_Stated problem_
Please, without the pictures, retype exactly the lines from the start of the material through the line that holds "JP_FS = 25.5".

_Dataset section_
|---|

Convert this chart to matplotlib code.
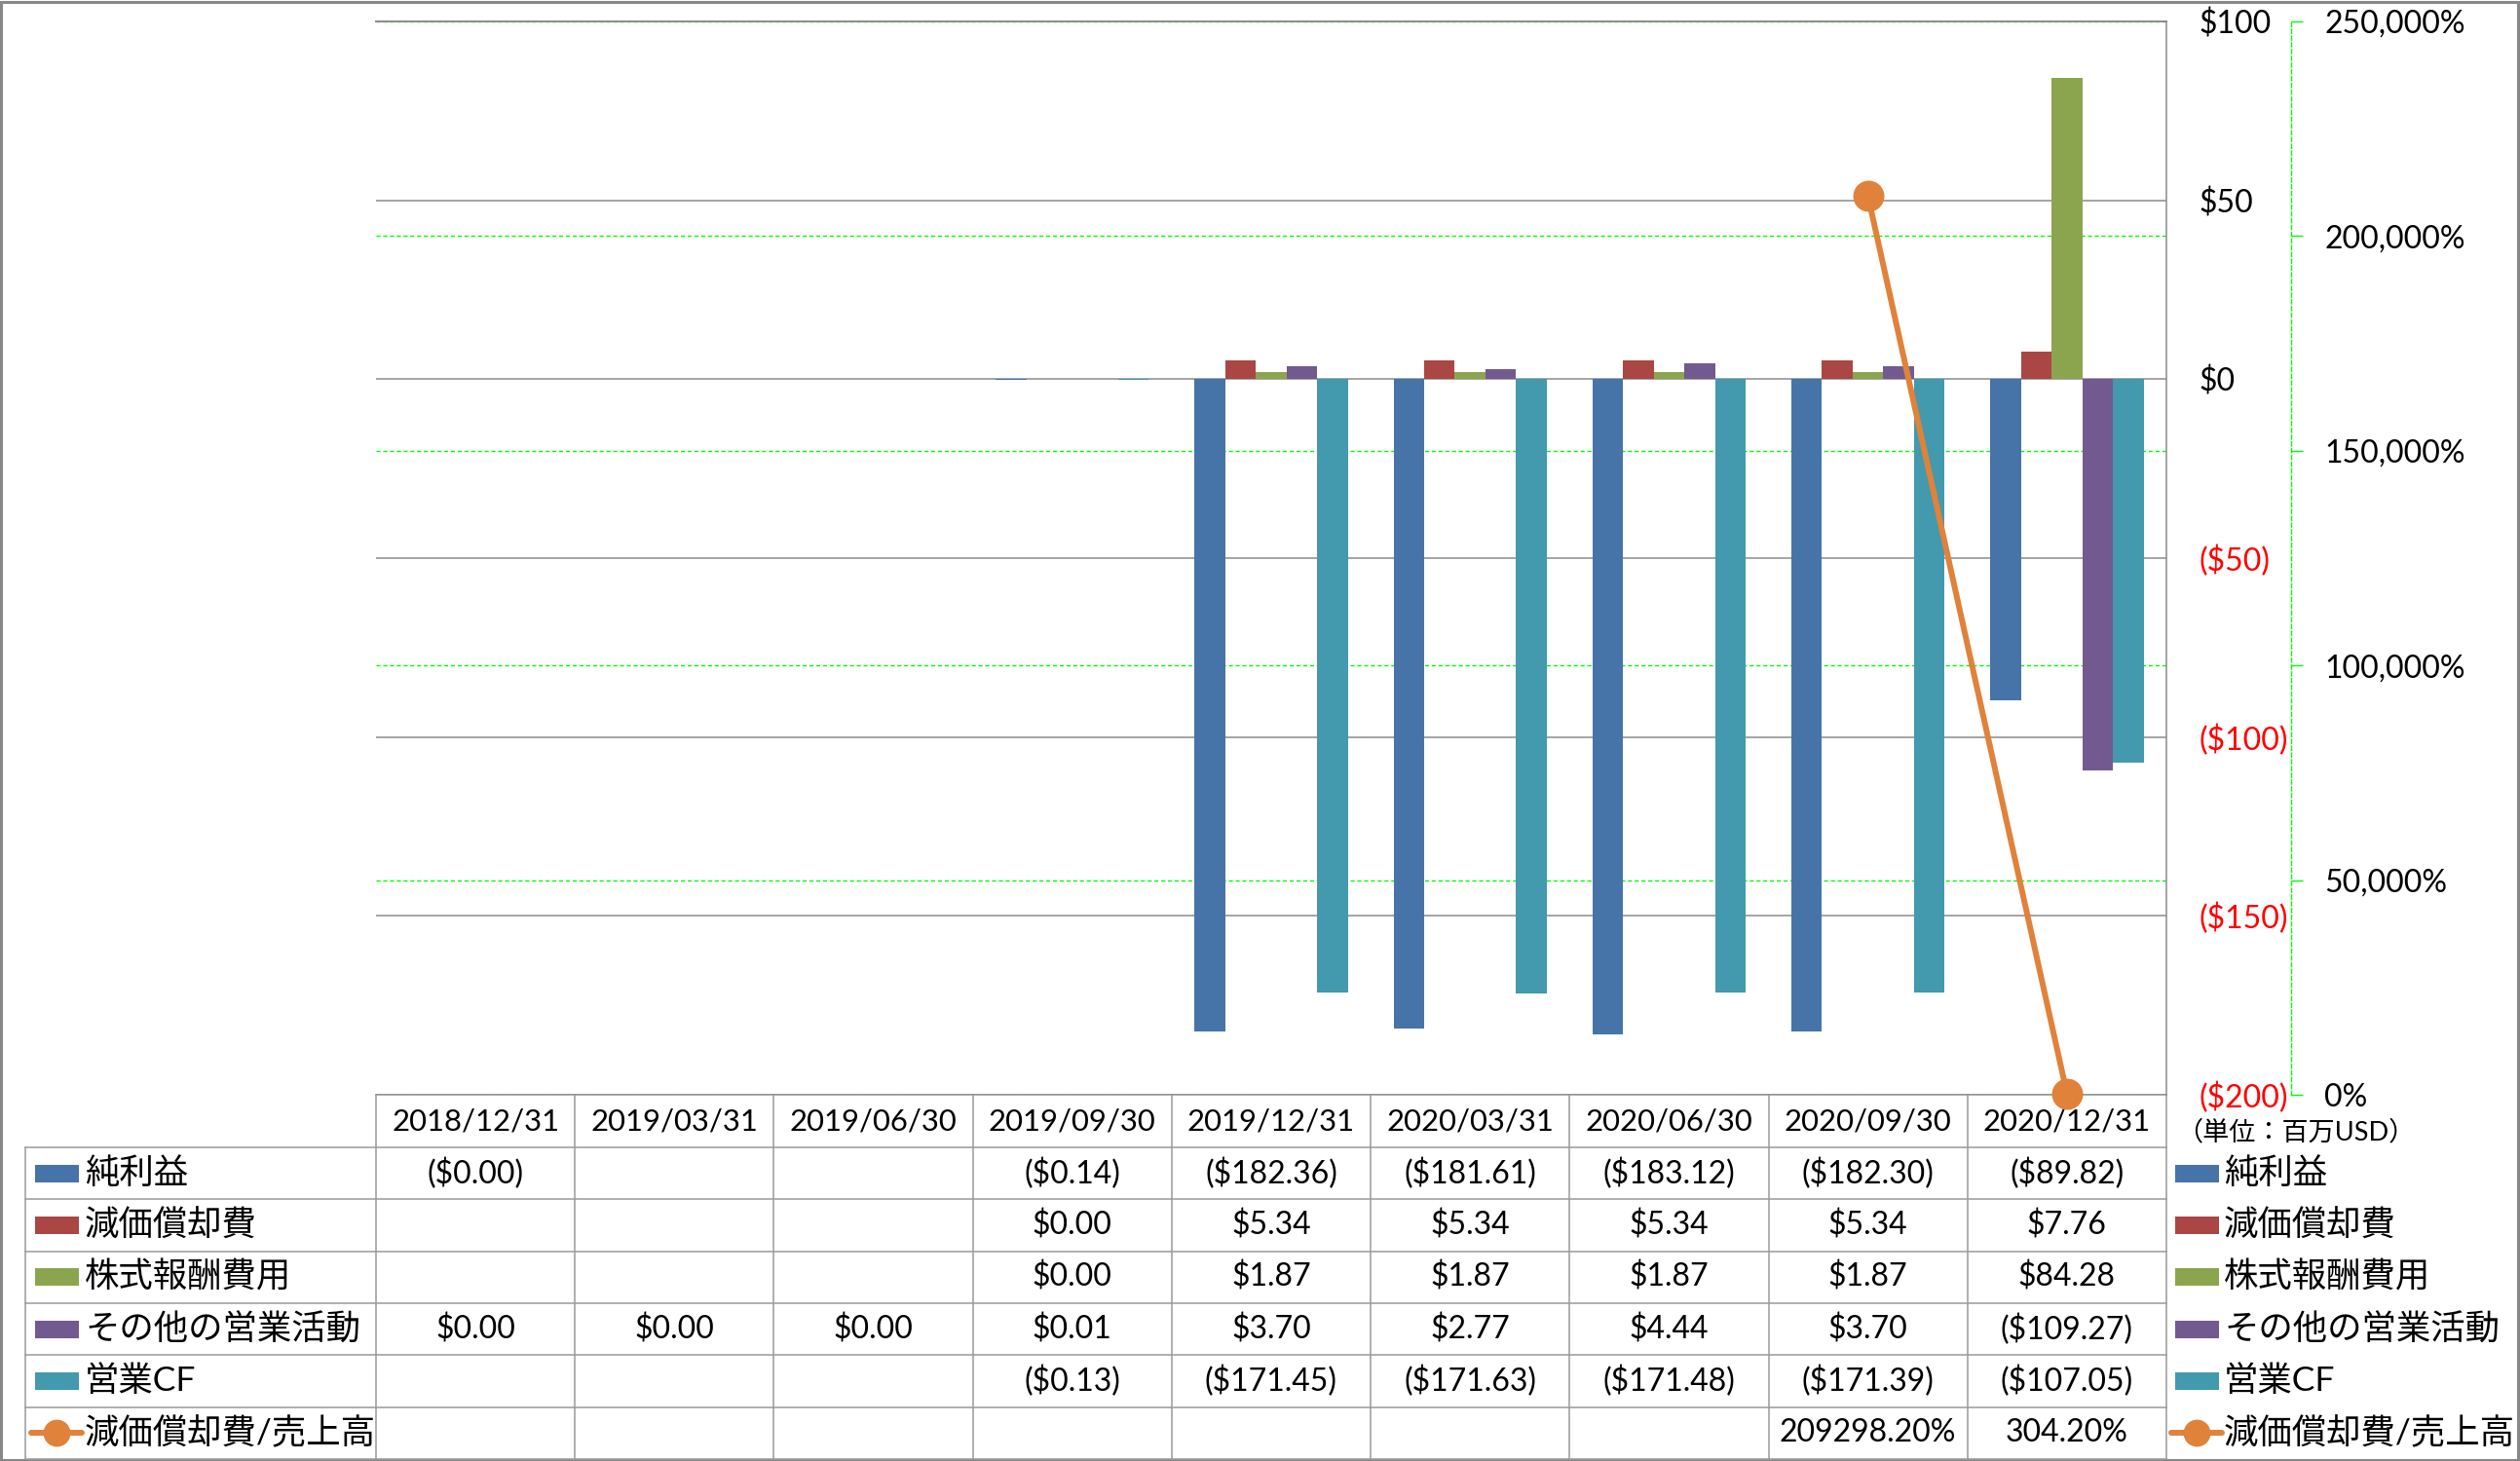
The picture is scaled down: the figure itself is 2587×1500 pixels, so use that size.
import numpy as np
import matplotlib
matplotlib.use("Agg")
import matplotlib.pyplot as plt
from matplotlib.patches import Rectangle
from matplotlib.lines import Line2D

plt.rcParams['font.family'] = ['Lato', 'Noto Sans CJK JP', 'DejaVu Sans']

# ---------------- data ----------------
dates = ["2018/12/31", "2019/03/31", "2019/06/30", "2019/09/30", "2019/12/31",
         "2020/03/31", "2020/06/30", "2020/09/30", "2020/12/31"]
nan = np.nan
net_income = [-0.004, nan, nan, -0.14, -182.36, -181.61, -183.12, -182.30, -89.82]
depreciation = [nan, nan, nan, 0.00, 5.34, 5.34, 5.34, 5.34, 7.76]
stock_comp = [nan, nan, nan, 0.00, 1.87, 1.87, 1.87, 1.87, 84.28]
other_ops = [0.00, 0.00, 0.00, 0.01, 3.70, 2.77, 4.44, 3.70, -109.27]
op_cf = [nan, nan, nan, -0.13, -171.45, -171.63, -171.48, -171.39, -107.05]
dep_ratio = [nan, nan, nan, nan, nan, nan, nan, 209298.20, 304.20]  # percent

bar_names = ["純利益", "減価償却費", "株式報酬費用", "その他の営業活動", "営業CF"]
line_name = "減価償却費/売上高"
bar_series = [net_income, depreciation, stock_comp, other_ops, op_cf]
bar_colors = ["#4674A8", "#AA4644", "#8BA54E", "#725A90", "#4399AE"]
line_color = "#E0823A"

y_ticks = [-200, -150, -100, -50, 0, 50, 100]
y2_ticks = [0, 50000, 100000, 150000, 200000, 250000]
unit_label = "（単位：百万USD）"

# ---------------- layout ----------------
W, H = 2587, 1500
DPI = 100
fig = plt.figure(figsize=(W / DPI, H / DPI), dpi=DPI)
fig.patch.set_facecolor("white")

NUM_FS = 23
JP_FS = 25.5

px_left, px_right, px_top, px_bottom = 386, 2224, 22, 1124
ax = fig.add_axes([px_left / W, 1 - px_bottom / H,
                   (px_right - px_left) / W, (px_bottom - px_top) / H])
ax2 = ax.twinx()
ax.set_zorder(2)
ax2.set_zorder(1)
ax.patch.set_visible(False)

n = len(dates)
x = np.arange(n)
bw = 0.154
for i, (vals, col) in enumerate(zip(bar_series, bar_colors)):
    ax.bar(x + (i - 2) * bw, vals, width=bw, color=col, linewidth=0, zorder=3)

ax.set_xlim(-0.5, n - 0.5)
ax.set_ylim(-200, 100)
ax.set_xticks([])


def money(v):
    return f"(${abs(v):,.0f})" if v < 0 else f"${v:,.0f}"


ax.set_yticks(y_ticks, labels=[money(v) for v in y_ticks])
ax.yaxis.tick_right()
ax.tick_params(axis='y', length=0, pad=24, labelsize=NUM_FS)
for lbl, v in zip(ax.get_yticklabels(), y_ticks):
    lbl.set_color("red" if v < 0 else "black")
ax.yaxis.grid(True, color="#8C8C8C", linewidth=1.1)
ax.set_axisbelow(True)
# top border line of the plot area (gray, same as gridlines)
ax.axhline(y_ticks[-1], color="#8C8C8C", linewidth=1.4, clip_on=False, zorder=1)
for s in ["left", "top", "bottom"]:
    ax.spines[s].set_visible(False)
ax.spines["right"].set_color("#8C8C8C")
ax.spines["right"].set_linewidth(1.1)

# secondary axis
ax2.set_ylim(0, 250000)
ax2.set_yticks(y2_ticks, labels=[f"{v:,}%" for v in y2_ticks])
ax2.yaxis.grid(True, color="#00FF00", linestyle=(0, (3, 2)), linewidth=1.0)
for s in ["left", "top", "bottom"]:
    ax2.spines[s].set_visible(False)
ax2.spines["right"].set_position(("axes", (2352 - px_left) / (px_right - px_left)))
ax2.spines["right"].set_color("#00FF00")
ax2.spines["right"].set_linestyle((0, (3, 2)))
ax2.spines["right"].set_linewidth(1.0)
ax2.tick_params(axis='y', direction='out', length=8.6, width=1.0, color="#00FF00",
                pad=16, labelsize=NUM_FS)
ax2.set_xticks([])

# ratio line (drawn above bars, in secondary-axis units)
ax.plot(x, dep_ratio, transform=ax2.transData, color=line_color, linewidth=4.3,
        marker='o', markersize=22, markerfacecolor=line_color,
        markeredgecolor=line_color, clip_on=False, zorder=6)

# ---------------- table ----------------
tax = fig.add_axes([0, 0, 1, 1])
tax.set_xlim(0, W)
tax.set_ylim(H, 0)
tax.axis('off')

grid_c = "#9A9A9A"
lw_t = 1.1
colw = (px_right - px_left) / n
label_left = 26
hdr_top, hdr_bot = 1124, 1178
row_h = (1498 - hdr_bot) / 6

# header
tax.plot([px_left, px_right], [hdr_top, hdr_top], color=grid_c, lw=lw_t)
for j, d in enumerate(dates):
    cx = px_left + (j + 0.5) * colw
    tax.text(cx, (hdr_top + hdr_bot) / 2, d, ha='center', va='center', fontsize=22.3)

# horizontal lines
for k in range(7):
    yy = hdr_bot + k * row_h
    tax.plot([label_left, px_right], [yy, yy], color=grid_c, lw=lw_t)
# vertical lines
tax.plot([label_left, label_left], [hdr_bot, 1498], color=grid_c, lw=lw_t)
for j in range(n + 1):
    xx = px_left + j * colw
    tax.plot([xx, xx], [hdr_top, 1498], color=grid_c, lw=lw_t)


def fmt_money(v):
    if v is None or (isinstance(v, float) and np.isnan(v)):
        return ""
    return f"(${abs(v):,.2f})" if v < 0 else f"${v:,.2f}"


def fmt_pct(v):
    if v is None or (isinstance(v, float) and np.isnan(v)):
        return ""
    return f"{v:.2f}%"


rows = [(bar_names[i], bar_series[i], fmt_money, bar_colors[i]) for i in range(5)]
rows.append((line_name, dep_ratio, fmt_pct, None))

for r, (name, vals, f, col) in enumerate(rows):
    cy = hdr_bot + (r + 0.5) * row_h
    for j, v in enumerate(vals):
        s = f(v)
        if s:
            tax.text(px_left + (j + 0.5) * colw, cy, s, ha='center', va='center',
                     fontsize=NUM_FS)
    # legend keys: inside table and on right side
    for kx, tx in [(36, 87), (2233, 2283)]:
        if col is not None:
            tax.add_patch(Rectangle((kx, cy - 9), 45, 18, color=col, lw=0))
        else:
            tax.add_line(Line2D([kx - 4, kx + 48], [cy, cy], color=line_color, lw=4.3,
                                solid_capstyle='round'))
            tax.add_line(Line2D([kx + 22], [cy], marker='o', markersize=19,
                                color=line_color, lw=0))
        tax.text(tx, cy, name, ha='left', va='center', fontsize=JP_FS)

tax.text(2357, 1163, unit_label, ha='center', va='center', fontsize=19.5)

# outer figure border
tax.add_patch(Rectangle((1.5, 1.5), W - 3, H - 3, fill=False, edgecolor="#888888", lw=2.2))

fig.savefig("out.png", dpi=DPI, facecolor="white")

|---|

_Task output_
Convert this chart to matplotlib code.
The picture is scaled down: the figure itself is 2587×1500 pixels, so use that size.
import numpy as np
import matplotlib
matplotlib.use("Agg")
import matplotlib.pyplot as plt
from matplotlib.patches import Rectangle
from matplotlib.lines import Line2D

plt.rcParams['font.family'] = ['Lato', 'Noto Sans CJK JP', 'DejaVu Sans']

# ---------------- data ----------------
dates = ["2018/12/31", "2019/03/31", "2019/06/30", "2019/09/30", "2019/12/31",
         "2020/03/31", "2020/06/30", "2020/09/30", "2020/12/31"]
nan = np.nan
net_income = [-0.004, nan, nan, -0.14, -182.36, -181.61, -183.12, -182.30, -89.82]
depreciation = [nan, nan, nan, 0.00, 5.34, 5.34, 5.34, 5.34, 7.76]
stock_comp = [nan, nan, nan, 0.00, 1.87, 1.87, 1.87, 1.87, 84.28]
other_ops = [0.00, 0.00, 0.00, 0.01, 3.70, 2.77, 4.44, 3.70, -109.27]
op_cf = [nan, nan, nan, -0.13, -171.45, -171.63, -171.48, -171.39, -107.05]
dep_ratio = [nan, nan, nan, nan, nan, nan, nan, 209298.20, 304.20]  # percent

bar_names = ["純利益", "減価償却費", "株式報酬費用", "その他の営業活動", "営業CF"]
line_name = "減価償却費/売上高"
bar_series = [net_income, depreciation, stock_comp, other_ops, op_cf]
bar_colors = ["#4674A8", "#AA4644", "#8BA54E", "#725A90", "#4399AE"]
line_color = "#E0823A"

y_ticks = [-200, -150, -100, -50, 0, 50, 100]
y2_ticks = [0, 50000, 100000, 150000, 200000, 250000]
unit_label = "（単位：百万USD）"

# ---------------- layout ----------------
W, H = 2587, 1500
DPI = 100
fig = plt.figure(figsize=(W / DPI, H / DPI), dpi=DPI)
fig.patch.set_facecolor("white")

NUM_FS = 23
JP_FS = 25.5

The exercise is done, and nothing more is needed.